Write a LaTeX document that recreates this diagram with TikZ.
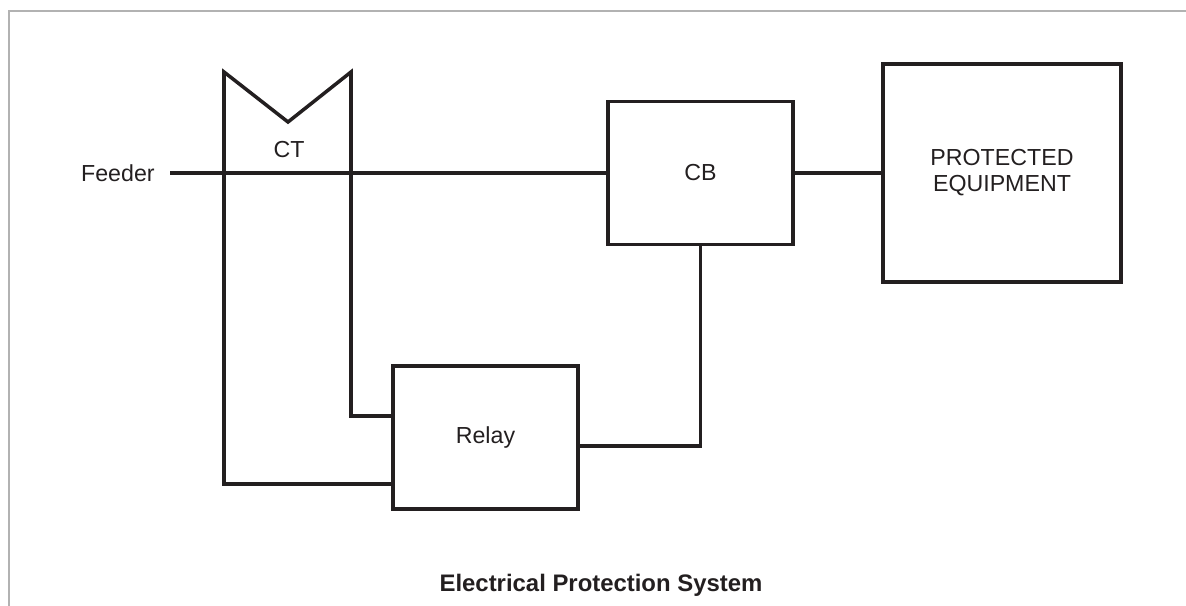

...

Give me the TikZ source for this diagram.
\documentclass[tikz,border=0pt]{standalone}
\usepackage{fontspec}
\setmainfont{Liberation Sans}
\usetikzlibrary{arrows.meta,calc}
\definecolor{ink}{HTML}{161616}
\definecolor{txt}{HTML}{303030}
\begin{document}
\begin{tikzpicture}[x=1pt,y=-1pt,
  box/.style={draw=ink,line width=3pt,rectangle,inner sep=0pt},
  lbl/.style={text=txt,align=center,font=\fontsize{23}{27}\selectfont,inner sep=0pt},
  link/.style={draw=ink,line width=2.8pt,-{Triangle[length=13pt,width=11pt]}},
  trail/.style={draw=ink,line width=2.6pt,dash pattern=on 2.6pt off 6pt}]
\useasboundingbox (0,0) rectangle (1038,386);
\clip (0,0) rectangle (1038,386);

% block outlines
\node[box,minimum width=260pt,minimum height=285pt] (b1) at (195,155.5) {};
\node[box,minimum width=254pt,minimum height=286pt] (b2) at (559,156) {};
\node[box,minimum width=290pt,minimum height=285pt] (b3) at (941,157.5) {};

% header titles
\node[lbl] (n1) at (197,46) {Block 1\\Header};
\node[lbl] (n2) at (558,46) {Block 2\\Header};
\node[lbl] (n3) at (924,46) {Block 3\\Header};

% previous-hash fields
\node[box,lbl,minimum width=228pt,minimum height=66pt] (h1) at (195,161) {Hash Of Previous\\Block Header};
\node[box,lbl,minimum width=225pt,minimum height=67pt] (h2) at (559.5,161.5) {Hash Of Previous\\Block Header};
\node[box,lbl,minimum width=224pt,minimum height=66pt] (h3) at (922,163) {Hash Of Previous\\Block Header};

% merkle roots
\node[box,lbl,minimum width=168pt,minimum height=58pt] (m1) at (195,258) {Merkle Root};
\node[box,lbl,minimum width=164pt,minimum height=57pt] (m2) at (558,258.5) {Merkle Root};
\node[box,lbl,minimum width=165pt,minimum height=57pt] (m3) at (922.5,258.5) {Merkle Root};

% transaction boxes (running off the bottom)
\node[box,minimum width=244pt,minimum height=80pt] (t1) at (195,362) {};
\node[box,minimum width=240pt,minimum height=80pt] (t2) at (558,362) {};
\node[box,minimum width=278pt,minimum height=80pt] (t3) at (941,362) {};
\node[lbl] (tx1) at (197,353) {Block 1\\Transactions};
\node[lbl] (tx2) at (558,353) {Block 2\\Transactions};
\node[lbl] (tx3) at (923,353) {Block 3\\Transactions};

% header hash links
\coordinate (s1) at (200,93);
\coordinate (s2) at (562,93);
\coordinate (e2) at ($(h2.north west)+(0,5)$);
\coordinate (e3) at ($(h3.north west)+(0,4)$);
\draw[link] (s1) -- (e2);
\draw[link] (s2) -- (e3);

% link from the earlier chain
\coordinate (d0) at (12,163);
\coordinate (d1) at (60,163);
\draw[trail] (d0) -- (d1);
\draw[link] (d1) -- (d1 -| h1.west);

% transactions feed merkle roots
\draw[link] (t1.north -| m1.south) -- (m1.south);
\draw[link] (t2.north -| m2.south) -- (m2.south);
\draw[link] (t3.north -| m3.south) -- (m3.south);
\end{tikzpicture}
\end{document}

### Your instructions:
Copy each line above containing the string "diagram".

### Solution to this task:
Write a LaTeX document that recreates this diagram with TikZ.
Give me the TikZ source for this diagram.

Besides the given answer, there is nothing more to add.